For instance, for propeller C, which has three blades and a revolution rate of \(1800\mathrm{ RPM}\), the fundamental frequency will be \(90\mathrm{ Hz}\), while the other tonal components are multiples of the fundamental frequency. Nonetheless, the elevated levels of the continuous portion of the spectra indicate the effects of the cavitation noise. Therefore, identifying different spectral components in the propeller noise can be very difficult. In general, any cavitation phenomenon results in tonal noise as well as broadband noise.

Therefore, it can be concluded that the cavitation of a propeller is generally represented by a specific random component that affects the continuous portion of the spectrum. Nevertheless, as the frequency goes up, there is a slight decrease in the SPL. In a nutshell, the broadband noise created by the suction-side cavitation and.

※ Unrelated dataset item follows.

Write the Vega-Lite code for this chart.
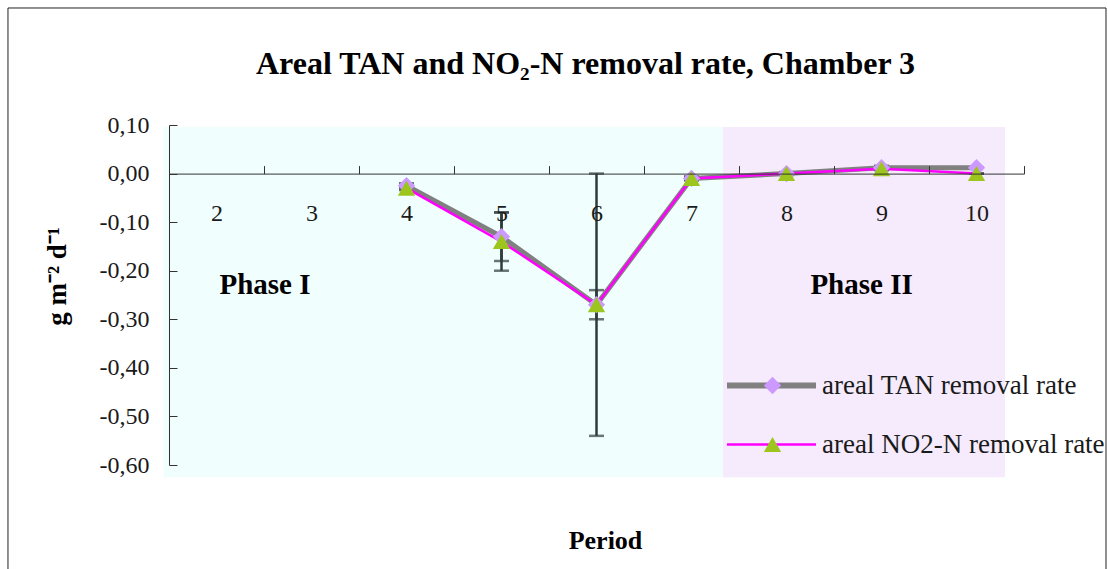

The above figure shows the cavitation diagrams, and Fourier transforms when the water flows in the tunnel, has a speed of 4 m per second, and the propeller rotates in 1800 RPM rotations. The noise caused by the bursting of bubbles in the cavity is a unipolar type noise with spherical distribution and uniform dispersion in all directions. Therefore, noise in cavitation has more intensity and power due to the bursting of bubbles evident in propellers’ noise at 1800 RPM rotation diagrams. According to the 1800 RPM rotation noise diagram, the MGPSO designed propeller noise equals 106.79 dB, while the benchmark propeller designed in reference [69] shows noise equal to 107.49 dB, which indicates the improved performance of the propeller in case of the presence of cavitation. According to the experiments, the cavitation noise level is 20 dB, which is higher than that of in the absence of cavitation in the propeller that indicates the cavitation far greater role in detecting and identifying the vessel. The simulations and experiments show that the MGPSO designed a propeller, which is more efficient in terms of efficiency and producing cavitation noise than that of the standard propeller designed.

5 Conclusions

This paper uses the MGPSO algorithm for the sake of marine propeller design. The algorithm can search for high dimension complex problems. Findings show that this algorithm uses four completely Modified Group searches in the problem space, and thus the local optimization complex problems with many local optimizations do not get stuck. Using this algorithm, we were able to achieve a propeller with maximum efficiency and minimal cavitation. The designed propeller has three or five blades. The obtained maximum efficacy is 0.7211 that is desirable. The results show that a five or six blades propeller with a rotational speed of 1800 to 1900 RPM has a lower noise level. On average, the designed propeller produces 106.79 dB noises in case of cavitation and 86.64 dB in case of absence of cavitation so that it produces 1.24 dB and 0.8 dB fewer noises compared to the benchmarks. These designs were proposed in controlled situations and without considering the complexity of the underwater environment. Therefore, the generalizability of these algorithms to provide an algorithm able to consider other propeller’s design parameters, designed to perform more efficiently, can be considered as further work.